Крутилась целый день кряду то видимая и тогда солирующая в безлиственном зимнем парке, то почти неразличимая в переливах зелени детская карусель, и тогда только музыка и довольный гомон детских голосов в промельке электрических гирлянд долетал до края парка. По плавным всепроникающим дорожкам круглый год трусили бегуны, да бархатистые пони честно отрабатывали свой насущный овёс.

Однако Доминик Хинч был лишён удовольствия любоваться на жизнь парка с верхних этажей, ибо жил на нижнем, наземном этаже, правда, вмещавшем и его студию-антресоль. Зато – зато! – у него был собственный газон, такой маленький, не больше стола для бильярда, что хозяин не стал ничего сажать или ставить на нём, а просто сделал мощёную узкую дорожку вокруг, и получился газон в оправе из светлого шершавого камня. Мистер Хинч всегда педантично обходил свой газон по этой дорожке, что бы ни делал во дворике и как бы, возможно, ни торопился или ни устал.

По центру в дом вела широкая белая лестница в три ступени. На плавные рукава спусков по обе стороны вдоль неё Доминик уложил двух каменных львов. Песочного цвета фигуры больше походили на крупных женственных кошек, скрестивших лапы перед собой, и вполне гармонировали с игрушками мистера Хинча.

Прежде здесь была калитка, совсем низенькая, но когда внесённый в реестр исторических памятников парк оградили общей по периметру высокой чугунной оградой – чёрной, элегантной и с острыми пиками на концах каждого четырёхгранного прута, – частные выходы в парк из соседних домов наглухо заварили.

Это была тайная мечта Доминика: свой выход в парк.

Количество предметов декоративного искусства на каждый дециметр дома превышал все разумные пределы, и по четвергам, внимательно проходясь по каждому из них перьевым веничком или бархоткой, мистер Хинч довольно оглядывал свою уникальную, как и её хозяин, коллекцию. Разрозненные, отдельными диковинками в неких иных собраниях, эти предметы так и остались бы забавными уродцами в мире общепонятной приятной слащавой красоты. Здесь же, собранные вместе, они являли собой некую величественную кунсткамеру диковин от мира искусств, как младенцы о двух головах или трёх ногах – в медицинской кунсткамере.
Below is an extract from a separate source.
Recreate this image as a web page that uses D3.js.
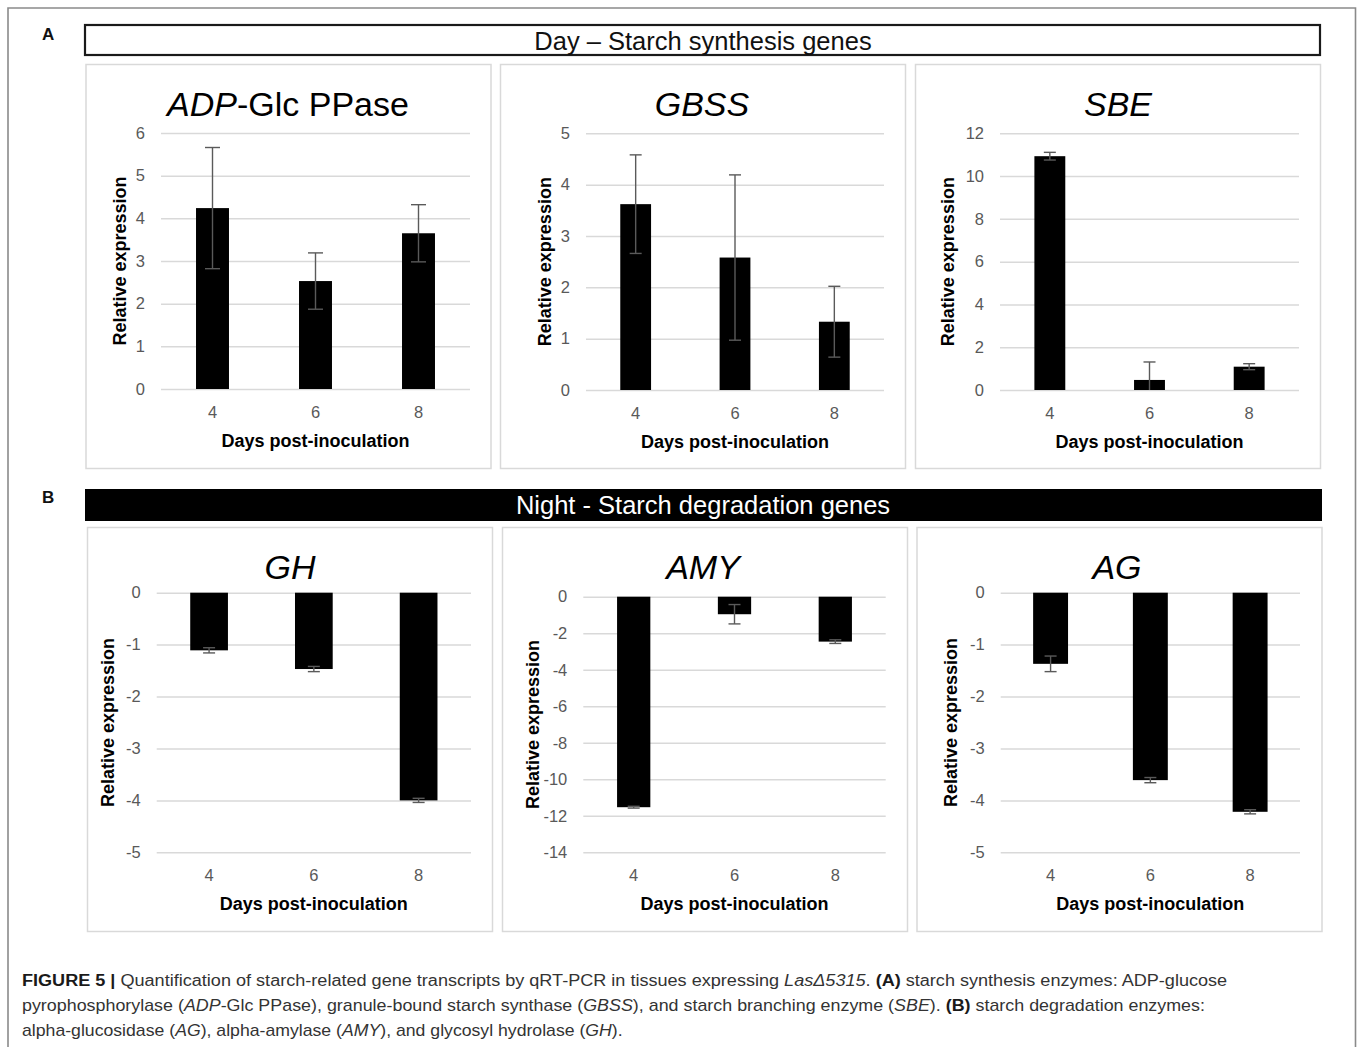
<!DOCTYPE html>
<html>
<head>
<meta charset="utf-8">
<script src="https://cdn.jsdelivr.net/npm/d3@7"></script>
<style>
  html, body { margin: 0; padding: 0; background: #fff; }
  svg text { white-space: pre; }
</style>
</head>
<body>
<svg id="fig" width="1358" height="1047"></svg>
<script>
// ---------------- data ----------------
const days = ["4", "6", "8"];

const titleItalic = ["ADP", "GBSS", "SBE", "GH", "AMY", "AG"];
const titleRest   = ["-Glc PPase", "", "", "", "", ""];

const adpValues  = [4.24, 2.53, 3.65];
const adpErrors  = [1.42, 0.66, 0.67];
const gbssValues = [3.62, 2.58, 1.33];
const gbssErrors = [0.96, 1.61, 0.69];
const sbeValues  = [10.93, 0.47, 1.09];
const sbeErrors  = [0.18, 0.84, 0.14];
const ghValues   = [-1.11, -1.47, -4.00];
const ghErrors   = [0.05, 0.05, 0.04];
const amyValues  = [-11.53, -0.96, -2.46];
const amyErrors  = [0.05, 0.53, 0.10];
const agValues   = [-1.37, -3.61, -4.22];
const agErrors   = [0.15, 0.05, 0.04];

const adpTicks  = [0, 1, 2, 3, 4, 5, 6];
const gbssTicks = [0, 1, 2, 3, 4, 5];
const sbeTicks  = [0, 2, 4, 6, 8, 10, 12];
const ghTicks   = [0, -1, -2, -3, -4, -5];
const amyTicks  = [0, -2, -4, -6, -8, -10, -12, -14];
const agTicks   = [0, -1, -2, -3, -4, -5];

const headerA = "Day \u2013 Starch synthesis genes";
const headerB = "Night - Starch degradation genes";
const xTitle = "Days post-inoculation";
const yTitle = "Relative expression";

// ---------------- layout ----------------
const panels = [
  {vals: adpValues,  errs: adpErrors,  ticks: adpTicks,  frame: [86, 64.5, 405, 404],  plot: [161, 133, 470, 389],     titleX: 288,  titleY: 116, yTitleX: 119.5, barFrac: 0.32, cap: 15},
  {vals: gbssValues, errs: gbssErrors, ticks: gbssTicks, frame: [500.5, 64.5, 405, 404], plot: [586, 133.3, 884, 390],  titleX: 702,  titleY: 116, yTitleX: 544.5, barFrac: 0.31, cap: 12},
  {vals: sbeValues,  errs: sbeErrors,  ticks: sbeTicks,  frame: [915.5, 64.5, 405, 404], plot: [1000, 133.3, 1299, 390], titleX: 1118, titleY: 116, yTitleX: 948,   barFrac: 0.31, cap: 12},
  {vals: ghValues,   errs: ghErrors,   ticks: ghTicks,   frame: [87.5, 527.5, 405, 404], plot: [156.7, 592.7, 471, 852.3],  titleX: 290,  titleY: 579, yTitleX: 108,   barFrac: 0.36, cap: 12},
  {vals: amyValues,  errs: amyErrors,  ticks: amyTicks,  frame: [502.5, 527.5, 405, 404], plot: [583.3, 596.7, 885.7, 852.3], titleX: 703, titleY: 579, yTitleX: 532.5, barFrac: 0.33, cap: 12},
  {vals: agValues,   errs: agErrors,   ticks: agTicks,   frame: [917, 527.5, 405, 404], plot: [1000.7, 592.7, 1300, 852.3], titleX: 1117, titleY: 579, yTitleX: 951,   barFrac: 0.35, cap: 12}
];

const svg = d3.select("#fig");
const FONT = "'Liberation Sans', Arial, Helvetica, sans-serif";
const TICK_COL = "#595959";
const GRID_COL = "#d9d9d9";

svg.append("rect").attr("width", 1358).attr("height", 1047).attr("fill", "#fff");

// outer frame (open at bottom)
svg.append("path")
  .attr("d", "M8,1047 V8 H1355.5 V1047")
  .attr("fill", "none").attr("stroke", "#8a8a8a").attr("stroke-width", 1.6);

// panel letters
svg.append("text").attr("x", 42).attr("y", 40).text("A")
  .attr("font-family", FONT).attr("font-weight", "bold").attr("font-size", 17).attr("fill", "#111");
svg.append("text").attr("x", 42).attr("y", 503).text("B")
  .attr("font-family", FONT).attr("font-weight", "bold").attr("font-size", 17).attr("fill", "#111");

// headers
svg.append("rect").attr("x", 85).attr("y", 25).attr("width", 1235).attr("height", 30)
  .attr("fill", "#fff").attr("stroke", "#1a1a1a").attr("stroke-width", 2.2);
svg.append("text").attr("x", 703).attr("y", 50).attr("text-anchor", "middle")
  .attr("font-family", FONT).attr("font-size", 25.5).attr("fill", "#111").text(headerA);

svg.append("rect").attr("x", 85).attr("y", 489).attr("width", 1237).attr("height", 32)
  .attr("fill", "#000");
svg.append("text").attr("x", 703).attr("y", 514).attr("text-anchor", "middle")
  .attr("font-family", FONT).attr("font-size", 25.5).attr("fill", "#fff").text(headerB);

// ---------------- panels ----------------
panels.forEach((p, i) => {
  const [fx, fy, fw, fh] = p.frame;
  svg.append("rect").attr("x", fx).attr("y", fy).attr("width", fw).attr("height", fh)
    .attr("fill", "#fff").attr("stroke", GRID_COL).attr("stroke-width", 1.5);

  const [x0, y0, x1, y1] = p.plot;
  const tmin = d3.min(p.ticks), tmax = d3.max(p.ticks);
  const y = d3.scaleLinear().domain([tmin, tmax]).range([y1, y0]);
  const pad = 1 - p.barFrac;
  const x = d3.scaleBand().domain(days).range([x0, x1]).paddingInner(pad).paddingOuter(pad / 2);

  const g = svg.append("g");

  // y axis with gridlines
  const yAxis = d3.axisLeft(y).tickValues(p.ticks).tickSize(-(x1 - x0)).tickPadding(16).tickFormat(d3.format("d"));
  const ya = g.append("g").attr("transform", `translate(${x0},0)`).call(yAxis);
  ya.select(".domain").remove();
  ya.selectAll(".tick line").attr("stroke", GRID_COL).attr("stroke-width", 1.5);
  ya.selectAll(".tick text").attr("font-family", FONT).attr("font-size", 16.5).attr("fill", TICK_COL)
    .text(d => d < 0 ? "-" + Math.abs(d) : String(d));

  // x axis labels
  const xAxis = d3.axisBottom(x).tickSize(0).tickPadding(0);
  const xa = g.append("g").attr("transform", `translate(0,${y1})`).call(xAxis);
  xa.select(".domain").remove();
  xa.selectAll(".tick text").attr("font-family", FONT).attr("font-size", 16.5).attr("fill", TICK_COL)
    .attr("dy", null).attr("y", 29);

  // bars
  g.selectAll("rect.bar").data(p.vals).join("rect").attr("class", "bar")
    .attr("x", (d, k) => x(days[k]))
    .attr("width", x.bandwidth())
    .attr("y", d => Math.min(y(d), y(0)))
    .attr("height", d => Math.abs(y(d) - y(0)))
    .attr("fill", "#000");

  // error bars (clipped to axis range, as in Excel)
  const clamp = v => Math.max(tmin, Math.min(tmax, v));
  p.vals.forEach((v, k) => {
    const cx = x(days[k]) + x.bandwidth() / 2;
    const hi = v + p.errs[k], lo = v - p.errs[k];
    const yh = y(clamp(hi)), yl = y(clamp(lo));
    const eg = g.append("g").attr("stroke", "#5a5a5a").attr("stroke-width", 1.4);
    eg.append("line").attr("x1", cx).attr("x2", cx).attr("y1", yh).attr("y2", yl);
    if (hi <= tmax && hi >= tmin)
      eg.append("line").attr("x1", cx - p.cap / 2).attr("x2", cx + p.cap / 2).attr("y1", yh).attr("y2", yh);
    if (lo >= tmin && lo <= tmax)
      eg.append("line").attr("x1", cx - p.cap / 2).attr("x2", cx + p.cap / 2).attr("y1", yl).attr("y2", yl);
  });

  // title
  const t = g.append("text").attr("x", p.titleX).attr("y", p.titleY).attr("text-anchor", "middle")
    .attr("font-family", FONT).attr("font-size", 34).attr("fill", "#000");
  t.append("tspan").attr("font-style", "italic").text(titleItalic[i]);
  if (titleRest[i]) t.append("tspan").text(titleRest[i]);

  // axis titles
  g.append("text").attr("x", (x0 + x1) / 2).attr("y", y1 + 58).attr("text-anchor", "middle")
    .attr("font-family", FONT).attr("font-weight", "bold").attr("font-size", 18).attr("fill", "#000")
    .text(xTitle);
  g.append("text").attr("transform", `translate(${p.yTitleX + 6},${(y0 + y1) / 2}) rotate(-90)`)
    .attr("text-anchor", "middle")
    .attr("font-family", FONT).attr("font-weight", "bold").attr("font-size", 18).attr("fill", "#000")
    .text(yTitle);
});

// ---------------- caption ----------------
const captionLines = [
  [["b", "FIGURE 5 |"], ["n", " Quantification of starch-related gene transcripts by qRT-PCR in tissues expressing "], ["i", "Las\u03945315"], ["n", ". "], ["b", "(A)"], ["n", " starch synthesis enzymes: ADP-glucose"]],
  [["n", "pyrophosphorylase ("], ["i", "ADP"], ["n", "-Glc PPase), granule-bound starch synthase ("], ["i", "GBSS"], ["n", "), and starch branching enzyme ("], ["i", "SBE"], ["n", "). "], ["b", "(B)"], ["n", " starch degradation enzymes:"]],
  [["n", "alpha-glucosidase ("], ["i", "AG"], ["n", "), alpha-amylase ("], ["i", "AMY"], ["n", "), and glycosyl hydrolase ("], ["i", "GH"], ["n", ")."]]
];
const capBase = [986, 1011, 1036];
const capWidth = [1206, 1184, 601];
captionLines.forEach((line, li) => {
  const t = svg.append("text").attr("x", 0).attr("y", 0)
    .attr("font-family", FONT).attr("font-size", 16).attr("fill", "#333");
  line.forEach(([s, str]) => {
    const ts = t.append("tspan").text(str);
    if (s === "b") ts.attr("font-weight", "bold").attr("fill", "#1a1a1a");
    if (s === "i") ts.attr("font-style", "italic");
  });
  const w = t.node().getComputedTextLength();
  const k = capWidth[li] / w;
  t.attr("transform", `translate(22,${capBase[li]}) scale(${k},1)`);
});
</script>
</body>
</html>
Мистер Хинч ценил и понимал то, что можно назвать «викторианский трэш»: почти ремесленное, артельное, криворукое и страстное выражение чьих-то сильных наивных чувств. Он собирал вещицы преимущественно нелепые, но полные глубокого смысла для того, кто ради гроша создавал их или, ради любви, на последний грош их покупал.

Все стены в его жилище были заняты почти вплотную подогнанными друг к другу так называемыми «cabinets of curiosities» – затейливыми неглубокими шкафчиками-витринами для коллекций не слишком больших предметов. И уже сами эти «кабинеты» могли быть произведениями искусства, порождённые модами своего времени да пристрастиями своего мастера – к вину или курению опия.

Но самый любимый «кабинет диковинок» мистера Хинча представлял собой просто маленькую коробку под стеклом, в оловянной оплётке, даже полочек – всегда от одной до четырёх, – делящих кабинет по горизонтали, не было: просто ряды реликвий. Кто собрал этот реликварий? Кто пошёл к ювелиру и заказал его – заказал вот этот размер, эту светлую металлическую рамку, это немного цветное, отражающее свет стекло? Кто выбрал ярко-голубой, как прибой или небеса, бархат, чтобы именно на нём разместить свои сокровища? Кто принёс их – все вместе или каждое в отдельном листочке обёрточной бумаги? – и обсуждал с изумлённым ремесленником размеры и форму медальонов, куда пристало поместить заподлицо пригнанное по размеру стёклышко и оправленные в такой же светлый металл, только много тоньше, все эти драгоценности? Тот же человек, что и собирал?